Sin palabras nos merendábamos «cortos de cine» desternillantes. Por unos momentos la «caja tonta» se convertía en una ventana al descoloque y en un púlpito a la ocurrencia. De aquel cine mudo, repleto de ingenio en pequeñas dosis, hemos desembocado en un cine que viene mejor provisto de sonido e imágenes que de ideas nuevas.
El flujo poblacional del campo a las ciudades, incesante a lo largo del último siglo ha dejado atrás una tierra vacía. Sin embargo en esa España vaciada de los documentales parece respirarse más vida que en nuestras ciudades. Ya no miramos a la calle desde los balcones pero, de un tiempo a esta parte, a partir de las siete de la tarde, desde nuestras teles nos asomamos por la misma ventana, a calles mudas, a barrios sin alma.
La ausencia de sonido era la clave, en el cine mudo, para afinar el humor y provocar la risa. En la vida lo creativo, se acelera con el encuentro y eso siempre lleva asociado algo de ruido, cuando menos, de palabras.
Sin ruido en la calle, la ciudad queda sin habla. Somos tan urbanos que hemos conocido muchas palabras y personajes por sus calles. Y si las calles son palabras, los cruces traen un saludo y los paseos, mejor si son con árboles, nos suelen traer buenas charlas. Nuestra vida palpita por los mercados, se abraza en los bares y festea en restaurantes, se besa en los portales y si no duerme, se mete en las salas de cine a soñar con los ojos abiertos.

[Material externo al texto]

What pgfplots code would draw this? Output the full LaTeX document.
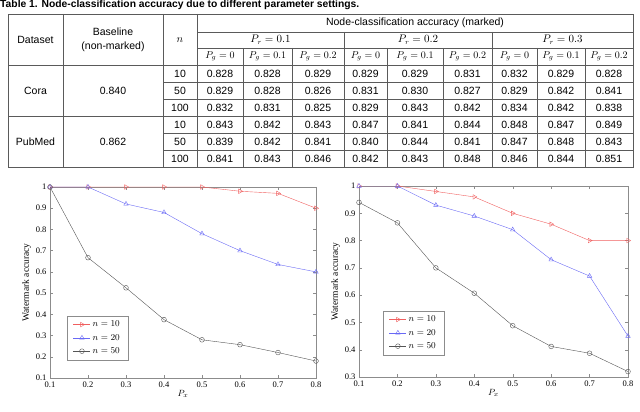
\documentclass[border=0pt]{standalone}
\usepackage{fontspec}
\setmainfont{Liberation Serif}
\setsansfont{Liberation Sans}
\usepackage{pgfplots}
\pgfplotsset{compat=1.18}

\definecolor{redl}{RGB}{240,95,95}
\definecolor{bluel}{RGB}{105,105,245}
\definecolor{grayd}{RGB}{85,85,85}
\definecolor{frame}{RGB}{140,140,140}
\definecolor{rule}{RGB}{90,90,90}

\pgfplotsset{
  wm/.style={
    scale only axis,
    anchor=south west,
    xmin=0.1, xmax=0.8,
    xtick={0.1,0.2,0.3,0.4,0.5,0.6,0.7,0.8},
    tick align=inside,
    axis line style={frame},
    tick style={frame, thin},
    major tick length=3pt,
    ticklabel style={font=\fontsize{8.5}{9}\selectfont},
    /pgf/number format/assume math mode=true,
    xlabel={$P_x$},
    ylabel={Watermark accuracy},
    label style={font=\fontsize{9.5}{10}\selectfont},
    xlabel style={yshift=4pt},
    ylabel style={yshift=-2pt},
    legend cell align=left,
    legend style={draw=frame, font=\fontsize{9.5}{11}\selectfont, row sep=2pt,
      inner xsep=6pt, inner ysep=3pt},
    every axis plot/.append style={thin},
  },
  r10/.style={color=redl, mark=triangle, mark size=2.6pt, mark options={rotate=-90, fill=white}},
  b20/.style={color=bluel, mark=triangle, mark size=2.6pt, mark options={fill=white}},
  g50/.style={color=grayd, mark=o, mark size=2.4pt, mark options={fill=white}},
}

\begin{document}
\begin{tikzpicture}
\useasboundingbox (0,0) rectangle (640pt,412pt);

% ---- table ----
\begin{scope}[x=1pt, y=-1pt, yshift=412pt, font=\sffamily\fontsize{10.5}{12}\selectfont]
  \node[anchor=west, font=\sffamily\bfseries\fontsize{10.3}{12}\selectfont, inner sep=0pt] at (0,5)
    {Table 1. Node-classification accuracy due to different parameter settings.};
  \begin{scope}[draw=rule, line width=0.6pt]
    \draw (8,14) rectangle (633,167);
    \draw (8,65) -- (633,65);
    \draw[line width=0.9pt] (8,116) -- (633,116);
    \foreach \y in {82,99,133,150} \draw (163,\y) -- (633,\y);
    \draw (197,32) -- (633,32);
    \draw (197,48) -- (633,48);
    \foreach \x in {63,163,197} \draw (\x,14) -- (\x,167);
    \foreach \x in {344,492} \draw (\x,32) -- (\x,167);
    \foreach \x in {243,292,387,443,537,585} \draw (\x,48) -- (\x,167);
  \end{scope}
  \node at (35.5,40) {Dataset};
  \node at (113,32) {Baseline};
  \node at (113,47) {(non-marked)};
  \node at (180,40) {$n$};
  \node at (415,23) {Node-classification accuracy (marked)};
  \node at (270.5,40) {$P_r = 0.1$};
  \node at (418,40) {$P_r = 0.2$};
  \node at (562.5,40) {$P_r = 0.3$};
  \foreach \x/\v in {220/0,267.5/0.1,318/0.2,365.5/0,415/0.1,467.5/0.2,514.5/0,561/0.1,609/0.2}
    \node[font=\fontsize{10}{12}\selectfont] at (\x,56.5) {$P_g = \v$};
  \node at (35.5,90.5) {Cora};
  \node at (113,90.5) {0.840};
  \node at (35.5,141.5) {PubMed};
  \node at (113,141.5) {0.862};
  \foreach \y/\n/\a/\b/\c/\d/\e/\f/\g/\h/\i in {
      73.5/10/0.828/0.828/0.829/0.829/0.829/0.831/0.832/0.829/0.828,
      90.5/50/0.829/0.828/0.826/0.831/0.830/0.827/0.829/0.842/0.841,
      107.5/100/0.832/0.831/0.825/0.829/0.843/0.842/0.834/0.842/0.838,
      124.5/10/0.843/0.842/0.843/0.847/0.841/0.844/0.848/0.847/0.849,
      141.5/50/0.839/0.842/0.841/0.840/0.844/0.841/0.847/0.848/0.843,
      158.5/100/0.841/0.843/0.846/0.842/0.843/0.848/0.846/0.844/0.851} {
    \node at (180,\y) {\n};
    \node at (220,\y) {\a};
    \node at (267.5,\y) {\b};
    \node at (318,\y) {\c};
    \node at (365.5,\y) {\d};
    \node at (415,\y) {\e};
    \node at (467.5,\y) {\f};
    \node at (514.5,\y) {\g};
    \node at (561,\y) {\h};
    \node at (609,\y) {\i};
  }
\end{scope}

% ---- left plot (Cora) ----
\begin{axis}[wm,
  at={(50pt,34pt)}, width=266pt, height=191pt,
  ymin=0.1, ymax=1,
  ytick={0.1,0.2,0.3,0.4,0.5,0.6,0.7,0.8,0.9,1},
  legend style={at={(0.064,0.094)}, anchor=south west},
]
\addplot[r10] coordinates {(0.1,1) (0.2,1) (0.3,1) (0.4,1) (0.5,1) (0.6,0.98) (0.7,0.97) (0.8,0.90)};
\addlegendentry{$n = 10$}
\addplot[b20] coordinates {(0.1,1) (0.2,1) (0.3,0.92) (0.4,0.88) (0.5,0.78) (0.6,0.70) (0.7,0.635) (0.8,0.60)};
\addlegendentry{$n = 20$}
\addplot[g50] coordinates {(0.1,1) (0.2,0.667) (0.3,0.525) (0.4,0.375) (0.5,0.28) (0.6,0.257) (0.7,0.22) (0.8,0.18)};
\addlegendentry{$n = 50$}
\end{axis}

% ---- right plot (PubMed) ----
\begin{axis}[wm,
  at={(359pt,35pt)}, width=269pt, height=191pt,
  ymin=0.3, ymax=1,
  ytick={0.3,0.4,0.5,0.6,0.7,0.8,0.9,1},
  legend style={at={(0.089,0.115)}, anchor=south west},
]
\addplot[r10] coordinates {(0.1,1) (0.2,1) (0.3,0.98) (0.4,0.96) (0.5,0.90) (0.6,0.86) (0.7,0.80) (0.8,0.80)};
\addlegendentry{$n = 10$}
\addplot[b20] coordinates {(0.1,1) (0.2,1) (0.3,0.93) (0.4,0.89) (0.5,0.84) (0.6,0.73) (0.7,0.67) (0.8,0.45)};
\addlegendentry{$n = 20$}
\addplot[g50] coordinates {(0.1,0.94) (0.2,0.865) (0.3,0.70) (0.4,0.607) (0.5,0.488) (0.6,0.412) (0.7,0.387) (0.8,0.32)};
\addlegendentry{$n = 50$}
\end{axis}
\end{tikzpicture}
\end{document}
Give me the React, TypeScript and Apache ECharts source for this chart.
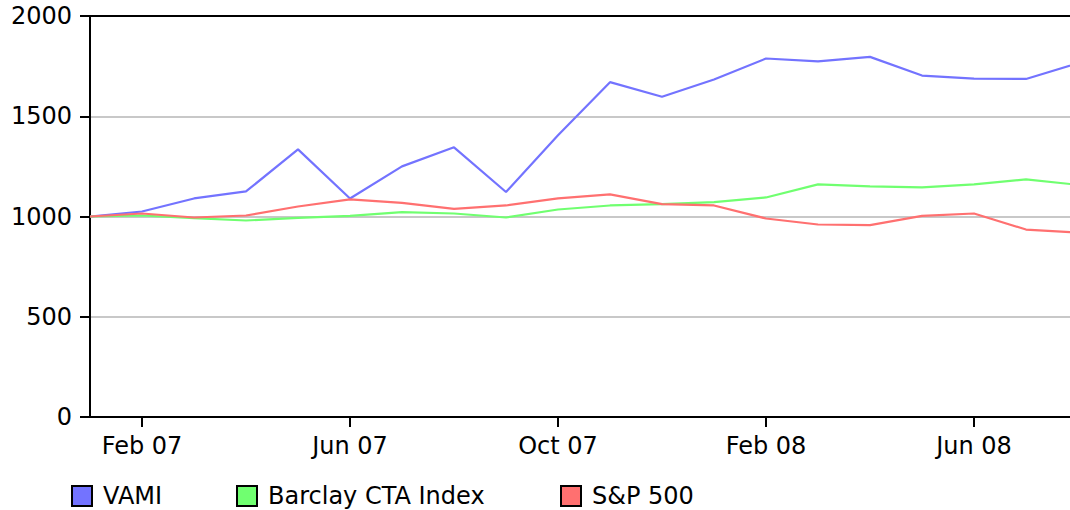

Media España esta vaciada y la otra media, la de las ciudades, está muda. Como un espectador desde una butaca de cine asiste impertérrita a su propia película. Transita por calles en silencio, aturdida bajo el chaparrón de datos dispares y recetas contradictorias, desconfiada ante el encuentro, sin mirarse en el cruce, temerosa ante el saludo, bajo el decreto del miedo.